● **The request**
Return the whole listing, line for line, without the pictures in it.

● **Data provided**

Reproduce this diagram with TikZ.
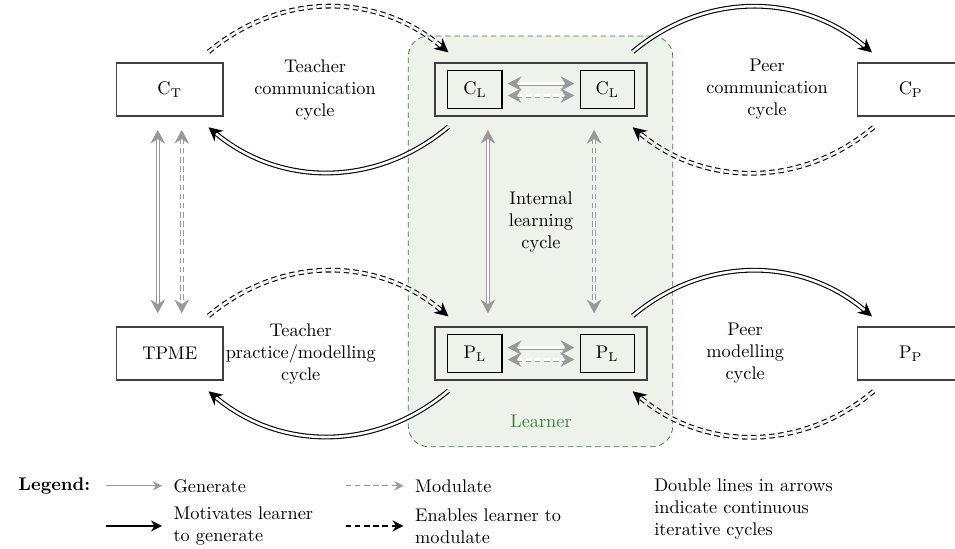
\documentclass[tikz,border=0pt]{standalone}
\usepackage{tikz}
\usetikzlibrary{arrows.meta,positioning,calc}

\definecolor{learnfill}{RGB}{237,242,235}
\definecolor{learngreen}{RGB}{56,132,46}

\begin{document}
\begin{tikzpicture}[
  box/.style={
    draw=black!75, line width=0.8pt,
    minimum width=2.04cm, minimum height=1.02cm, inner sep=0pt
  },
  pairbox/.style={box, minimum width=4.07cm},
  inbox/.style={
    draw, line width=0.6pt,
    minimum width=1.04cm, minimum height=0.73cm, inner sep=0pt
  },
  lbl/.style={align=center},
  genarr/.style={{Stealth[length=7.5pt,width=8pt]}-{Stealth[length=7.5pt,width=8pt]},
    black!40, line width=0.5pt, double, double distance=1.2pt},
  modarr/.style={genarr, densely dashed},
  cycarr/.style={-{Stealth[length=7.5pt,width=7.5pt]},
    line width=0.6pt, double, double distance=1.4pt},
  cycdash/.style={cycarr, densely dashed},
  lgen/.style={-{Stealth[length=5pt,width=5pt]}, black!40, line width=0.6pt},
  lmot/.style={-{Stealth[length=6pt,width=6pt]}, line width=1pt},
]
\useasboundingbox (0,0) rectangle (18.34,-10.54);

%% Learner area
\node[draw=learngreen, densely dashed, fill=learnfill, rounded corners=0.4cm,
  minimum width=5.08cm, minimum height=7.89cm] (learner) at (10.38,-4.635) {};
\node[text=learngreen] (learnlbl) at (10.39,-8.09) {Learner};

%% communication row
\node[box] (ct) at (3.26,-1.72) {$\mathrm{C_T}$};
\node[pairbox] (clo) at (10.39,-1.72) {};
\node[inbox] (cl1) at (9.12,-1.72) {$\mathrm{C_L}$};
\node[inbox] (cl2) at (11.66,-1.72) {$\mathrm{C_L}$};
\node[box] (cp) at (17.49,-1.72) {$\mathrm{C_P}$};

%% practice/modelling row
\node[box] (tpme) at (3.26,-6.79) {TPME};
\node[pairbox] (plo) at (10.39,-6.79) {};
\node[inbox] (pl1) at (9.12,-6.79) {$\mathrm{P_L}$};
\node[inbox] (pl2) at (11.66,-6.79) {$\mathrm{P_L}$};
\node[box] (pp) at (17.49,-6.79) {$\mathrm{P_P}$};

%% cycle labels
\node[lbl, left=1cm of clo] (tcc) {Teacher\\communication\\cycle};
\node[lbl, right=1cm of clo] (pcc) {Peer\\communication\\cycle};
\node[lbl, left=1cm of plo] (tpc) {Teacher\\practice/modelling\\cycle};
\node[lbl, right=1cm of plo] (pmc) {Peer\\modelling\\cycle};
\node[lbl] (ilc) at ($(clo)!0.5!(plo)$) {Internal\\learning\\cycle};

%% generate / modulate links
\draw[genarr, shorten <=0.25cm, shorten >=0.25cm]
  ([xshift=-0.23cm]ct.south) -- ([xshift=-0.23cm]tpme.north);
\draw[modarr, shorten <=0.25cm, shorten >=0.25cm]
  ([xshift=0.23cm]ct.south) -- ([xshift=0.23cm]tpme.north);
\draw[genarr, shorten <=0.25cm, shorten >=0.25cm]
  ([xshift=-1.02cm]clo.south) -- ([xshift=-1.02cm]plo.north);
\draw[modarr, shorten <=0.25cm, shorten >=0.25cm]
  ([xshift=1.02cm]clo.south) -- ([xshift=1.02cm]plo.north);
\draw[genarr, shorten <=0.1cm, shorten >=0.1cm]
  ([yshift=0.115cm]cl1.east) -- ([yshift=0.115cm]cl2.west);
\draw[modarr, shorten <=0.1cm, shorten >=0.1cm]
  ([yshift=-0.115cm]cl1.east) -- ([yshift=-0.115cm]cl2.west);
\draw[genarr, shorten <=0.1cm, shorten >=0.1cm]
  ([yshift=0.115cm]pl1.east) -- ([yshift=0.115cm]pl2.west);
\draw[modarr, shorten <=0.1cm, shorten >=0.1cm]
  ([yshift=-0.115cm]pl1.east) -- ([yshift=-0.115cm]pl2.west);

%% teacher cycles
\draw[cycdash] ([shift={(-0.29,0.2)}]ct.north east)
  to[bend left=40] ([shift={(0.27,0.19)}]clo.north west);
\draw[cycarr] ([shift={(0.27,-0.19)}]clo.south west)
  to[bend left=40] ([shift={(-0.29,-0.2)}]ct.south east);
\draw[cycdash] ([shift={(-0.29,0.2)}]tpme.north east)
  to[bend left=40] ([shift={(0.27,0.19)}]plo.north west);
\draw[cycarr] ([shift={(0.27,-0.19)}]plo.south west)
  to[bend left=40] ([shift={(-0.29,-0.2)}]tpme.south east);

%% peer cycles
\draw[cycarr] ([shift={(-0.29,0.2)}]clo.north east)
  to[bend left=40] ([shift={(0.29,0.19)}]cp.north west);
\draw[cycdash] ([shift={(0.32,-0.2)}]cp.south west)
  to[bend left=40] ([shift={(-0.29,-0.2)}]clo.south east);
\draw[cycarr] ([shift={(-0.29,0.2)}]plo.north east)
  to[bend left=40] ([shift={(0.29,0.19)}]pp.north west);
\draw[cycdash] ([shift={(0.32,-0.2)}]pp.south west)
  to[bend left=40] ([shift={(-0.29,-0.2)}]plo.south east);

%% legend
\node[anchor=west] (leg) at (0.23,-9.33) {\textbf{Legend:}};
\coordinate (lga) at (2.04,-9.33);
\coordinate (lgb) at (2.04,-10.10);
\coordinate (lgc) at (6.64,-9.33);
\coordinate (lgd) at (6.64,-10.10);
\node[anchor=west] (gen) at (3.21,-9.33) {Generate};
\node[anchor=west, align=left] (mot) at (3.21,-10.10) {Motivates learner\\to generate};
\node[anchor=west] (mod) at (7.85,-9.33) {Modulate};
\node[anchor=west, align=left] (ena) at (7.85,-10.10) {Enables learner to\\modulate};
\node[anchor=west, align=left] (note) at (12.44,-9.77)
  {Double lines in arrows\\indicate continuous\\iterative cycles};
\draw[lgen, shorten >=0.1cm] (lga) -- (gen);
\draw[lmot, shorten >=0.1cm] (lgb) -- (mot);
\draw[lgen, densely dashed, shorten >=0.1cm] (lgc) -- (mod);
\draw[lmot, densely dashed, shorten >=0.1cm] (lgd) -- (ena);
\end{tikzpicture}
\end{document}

● **Finished answer**
Reproduce this diagram with TikZ.
\documentclass[tikz,border=0pt]{standalone}
\usepackage{tikz}
\usetikzlibrary{arrows.meta,positioning,calc}

\definecolor{learnfill}{RGB}{237,242,235}
\definecolor{learngreen}{RGB}{56,132,46}

\begin{document}
\begin{tikzpicture}[
  box/.style={
    draw=black!75, line width=0.8pt,
    minimum width=2.04cm, minimum height=1.02cm, inner sep=0pt
  },
  pairbox/.style={box, minimum width=4.07cm},
  inbox/.style={
    draw, line width=0.6pt,
    minimum width=1.04cm, minimum height=0.73cm, inner sep=0pt
  },
  lbl/.style={align=center},
  genarr/.style={{Stealth[length=7.5pt,width=8pt]}-{Stealth[length=7.5pt,width=8pt]},
    black!40, line width=0.5pt, double, double distance=1.2pt},
  modarr/.style={genarr, densely dashed},
  cycarr/.style={-{Stealth[length=7.5pt,width=7.5pt]},
    line width=0.6pt, double, double distance=1.4pt},
  cycdash/.style={cycarr, densely dashed},
  lgen/.style={-{Stealth[length=5pt,width=5pt]}, black!40, line width=0.6pt},
  lmot/.style={-{Stealth[length=6pt,width=6pt]}, line width=1pt},
]
\useasboundingbox (0,0) rectangle (18.34,-10.54);

%% Learner area
\node[draw=learngreen, densely dashed, fill=learnfill, rounded corners=0.4cm,
  minimum width=5.08cm, minimum height=7.89cm] (learner) at (10.38,-4.635) {};
\node[text=learngreen] (learnlbl) at (10.39,-8.09) {Learner};

%% communication row
\node[box] (ct) at (3.26,-1.72) {$\mathrm{C_T}$};
\node[pairbox] (clo) at (10.39,-1.72) {};
\node[inbox] (cl1) at (9.12,-1.72) {$\mathrm{C_L}$};
\node[inbox] (cl2) at (11.66,-1.72) {$\mathrm{C_L}$};
\node[box] (cp) at (17.49,-1.72) {$\mathrm{C_P}$};

%% practice/modelling row
\node[box] (tpme) at (3.26,-6.79) {TPME};
\node[pairbox] (plo) at (10.39,-6.79) {};
\node[inbox] (pl1) at (9.12,-6.79) {$\mathrm{P_L}$};
\node[inbox] (pl2) at (11.66,-6.79) {$\mathrm{P_L}$};
\node[box] (pp) at (17.49,-6.79) {$\mathrm{P_P}$};

%% cycle labels
\node[lbl, left=1cm of clo] (tcc) {Teacher\\communication\\cycle};
\node[lbl, right=1cm of clo] (pcc) {Peer\\communication\\cycle};
\node[lbl, left=1cm of plo] (tpc) {Teacher\\practice/modelling\\cycle};
\node[lbl, right=1cm of plo] (pmc) {Peer\\modelling\\cycle};
\node[lbl] (ilc) at ($(clo)!0.5!(plo)$) {Internal\\learning\\cycle};

%% generate / modulate links
\draw[genarr, shorten <=0.25cm, shorten >=0.25cm]
  ([xshift=-0.23cm]ct.south) -- ([xshift=-0.23cm]tpme.north);
\draw[modarr, shorten <=0.25cm, shorten >=0.25cm]
  ([xshift=0.23cm]ct.south) -- ([xshift=0.23cm]tpme.north);
\draw[genarr, shorten <=0.25cm, shorten >=0.25cm]
  ([xshift=-1.02cm]clo.south) -- ([xshift=-1.02cm]plo.north);
\draw[modarr, shorten <=0.25cm, shorten >=0.25cm]
  ([xshift=1.02cm]clo.south) -- ([xshift=1.02cm]plo.north);
\draw[genarr, shorten <=0.1cm, shorten >=0.1cm]
  ([yshift=0.115cm]cl1.east) -- ([yshift=0.115cm]cl2.west);
\draw[modarr, shorten <=0.1cm, shorten >=0.1cm]
  ([yshift=-0.115cm]cl1.east) -- ([yshift=-0.115cm]cl2.west);
\draw[genarr, shorten <=0.1cm, shorten >=0.1cm]
  ([yshift=0.115cm]pl1.east) -- ([yshift=0.115cm]pl2.west);
\draw[modarr, shorten <=0.1cm, shorten >=0.1cm]
  ([yshift=-0.115cm]pl1.east) -- ([yshift=-0.115cm]pl2.west);

%% teacher cycles
\draw[cycdash] ([shift={(-0.29,0.2)}]ct.north east)
  to[bend left=40] ([shift={(0.27,0.19)}]clo.north west);
\draw[cycarr] ([shift={(0.27,-0.19)}]clo.south west)
  to[bend left=40] ([shift={(-0.29,-0.2)}]ct.south east);
\draw[cycdash] ([shift={(-0.29,0.2)}]tpme.north east)
  to[bend left=40] ([shift={(0.27,0.19)}]plo.north west);
\draw[cycarr] ([shift={(0.27,-0.19)}]plo.south west)
  to[bend left=40] ([shift={(-0.29,-0.2)}]tpme.south east);

%% peer cycles
\draw[cycarr] ([shift={(-0.29,0.2)}]clo.north east)
  to[bend left=40] ([shift={(0.29,0.19)}]cp.north west);
\draw[cycdash] ([shift={(0.32,-0.2)}]cp.south west)
  to[bend left=40] ([shift={(-0.29,-0.2)}]clo.south east);
\draw[cycarr] ([shift={(-0.29,0.2)}]plo.north east)
  to[bend left=40] ([shift={(0.29,0.19)}]pp.north west);
\draw[cycdash] ([shift={(0.32,-0.2)}]pp.south west)
  to[bend left=40] ([shift={(-0.29,-0.2)}]plo.south east);

%% legend
\node[anchor=west] (leg) at (0.23,-9.33) {\textbf{Legend:}};
\coordinate (lga) at (2.04,-9.33);
\coordinate (lgb) at (2.04,-10.10);
\coordinate (lgc) at (6.64,-9.33);
\coordinate (lgd) at (6.64,-10.10);
\node[anchor=west] (gen) at (3.21,-9.33) {Generate};
\node[anchor=west, align=left] (mot) at (3.21,-10.10) {Motivates learner\\to generate};
\node[anchor=west] (mod) at (7.85,-9.33) {Modulate};
\node[anchor=west, align=left] (ena) at (7.85,-10.10) {Enables learner to\\modulate};
\node[anchor=west, align=left] (note) at (12.44,-9.77)
  {Double lines in arrows\\indicate continuous\\iterative cycles};
\draw[lgen, shorten >=0.1cm] (lga) -- (gen);
\draw[lmot, shorten >=0.1cm] (lgb) -- (mot);
\draw[lgen, densely dashed, shorten >=0.1cm] (lgc) -- (mod);
\draw[lmot, densely dashed, shorten >=0.1cm] (lgd) -- (ena);
\end{tikzpicture}
\end{document}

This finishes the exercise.